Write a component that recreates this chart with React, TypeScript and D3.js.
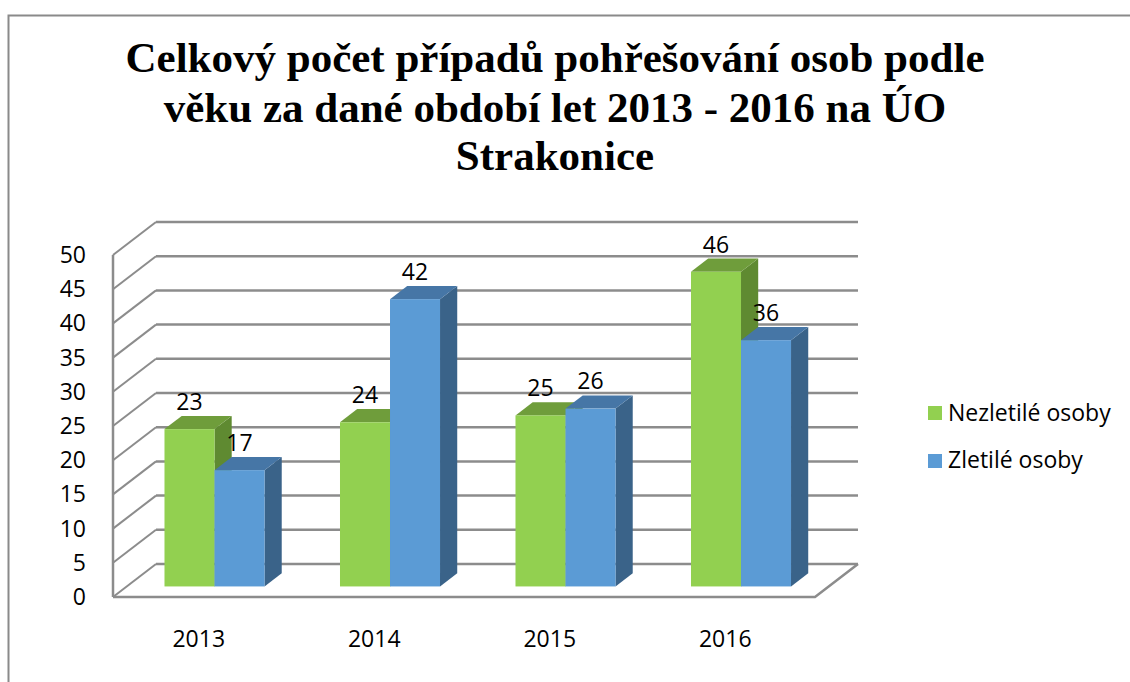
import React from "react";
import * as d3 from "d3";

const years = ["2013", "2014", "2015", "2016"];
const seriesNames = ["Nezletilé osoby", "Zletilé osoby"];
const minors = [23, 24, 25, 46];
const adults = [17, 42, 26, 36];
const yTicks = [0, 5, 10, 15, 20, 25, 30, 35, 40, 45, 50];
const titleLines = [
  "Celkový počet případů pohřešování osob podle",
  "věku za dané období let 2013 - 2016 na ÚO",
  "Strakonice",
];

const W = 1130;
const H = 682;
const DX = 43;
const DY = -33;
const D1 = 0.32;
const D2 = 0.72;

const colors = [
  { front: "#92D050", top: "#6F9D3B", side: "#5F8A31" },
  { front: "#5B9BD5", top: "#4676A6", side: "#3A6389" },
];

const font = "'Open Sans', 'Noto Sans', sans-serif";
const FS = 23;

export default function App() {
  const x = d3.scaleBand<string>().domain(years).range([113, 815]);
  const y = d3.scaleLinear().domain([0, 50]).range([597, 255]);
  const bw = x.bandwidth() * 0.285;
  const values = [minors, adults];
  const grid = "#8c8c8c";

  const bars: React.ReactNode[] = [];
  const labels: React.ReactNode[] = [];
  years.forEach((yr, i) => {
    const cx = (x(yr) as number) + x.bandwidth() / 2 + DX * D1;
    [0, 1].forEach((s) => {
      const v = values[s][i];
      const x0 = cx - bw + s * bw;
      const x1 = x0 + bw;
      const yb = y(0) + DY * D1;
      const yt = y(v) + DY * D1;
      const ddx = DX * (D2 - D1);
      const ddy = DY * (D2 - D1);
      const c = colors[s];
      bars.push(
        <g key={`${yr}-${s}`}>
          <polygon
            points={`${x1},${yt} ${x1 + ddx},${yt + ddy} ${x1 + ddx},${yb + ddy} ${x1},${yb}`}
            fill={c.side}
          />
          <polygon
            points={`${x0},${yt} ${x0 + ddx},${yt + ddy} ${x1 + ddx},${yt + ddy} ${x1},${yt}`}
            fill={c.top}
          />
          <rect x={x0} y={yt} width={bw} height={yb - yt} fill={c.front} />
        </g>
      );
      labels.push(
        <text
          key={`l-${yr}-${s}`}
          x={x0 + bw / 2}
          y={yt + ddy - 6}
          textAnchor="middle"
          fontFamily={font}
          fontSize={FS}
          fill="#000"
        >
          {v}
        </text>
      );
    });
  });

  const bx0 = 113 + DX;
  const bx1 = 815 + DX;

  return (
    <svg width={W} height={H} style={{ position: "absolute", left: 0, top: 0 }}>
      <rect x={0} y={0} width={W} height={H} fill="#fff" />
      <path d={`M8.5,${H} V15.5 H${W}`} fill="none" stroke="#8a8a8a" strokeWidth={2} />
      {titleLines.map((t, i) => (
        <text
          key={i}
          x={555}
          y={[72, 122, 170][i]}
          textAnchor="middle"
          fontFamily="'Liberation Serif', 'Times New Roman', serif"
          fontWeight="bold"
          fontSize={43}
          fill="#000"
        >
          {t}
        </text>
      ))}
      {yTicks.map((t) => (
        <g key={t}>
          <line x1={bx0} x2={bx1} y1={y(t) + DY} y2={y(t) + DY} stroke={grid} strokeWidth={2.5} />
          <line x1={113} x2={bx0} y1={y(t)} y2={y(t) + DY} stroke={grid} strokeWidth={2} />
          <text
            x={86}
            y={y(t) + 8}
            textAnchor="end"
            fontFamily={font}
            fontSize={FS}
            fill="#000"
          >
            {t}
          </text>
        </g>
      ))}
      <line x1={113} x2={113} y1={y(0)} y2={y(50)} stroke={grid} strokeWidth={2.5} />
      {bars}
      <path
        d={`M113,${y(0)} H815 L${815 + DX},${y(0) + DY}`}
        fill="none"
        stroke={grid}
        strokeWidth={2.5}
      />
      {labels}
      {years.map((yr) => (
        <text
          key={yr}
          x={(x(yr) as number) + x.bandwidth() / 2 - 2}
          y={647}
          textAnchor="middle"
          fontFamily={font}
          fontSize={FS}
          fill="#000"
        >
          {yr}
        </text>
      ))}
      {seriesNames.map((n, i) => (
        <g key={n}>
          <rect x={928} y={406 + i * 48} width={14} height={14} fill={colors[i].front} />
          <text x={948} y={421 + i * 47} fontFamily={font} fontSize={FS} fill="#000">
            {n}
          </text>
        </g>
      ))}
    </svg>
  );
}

--*--

**What to work on**
Track down all lines above with the string "React" and copy them.

**Task solution**
Write a component that recreates this chart with React, TypeScript and D3.js.
import React from "react";
  const bars: React.ReactNode[] = [];
  const labels: React.ReactNode[] = [];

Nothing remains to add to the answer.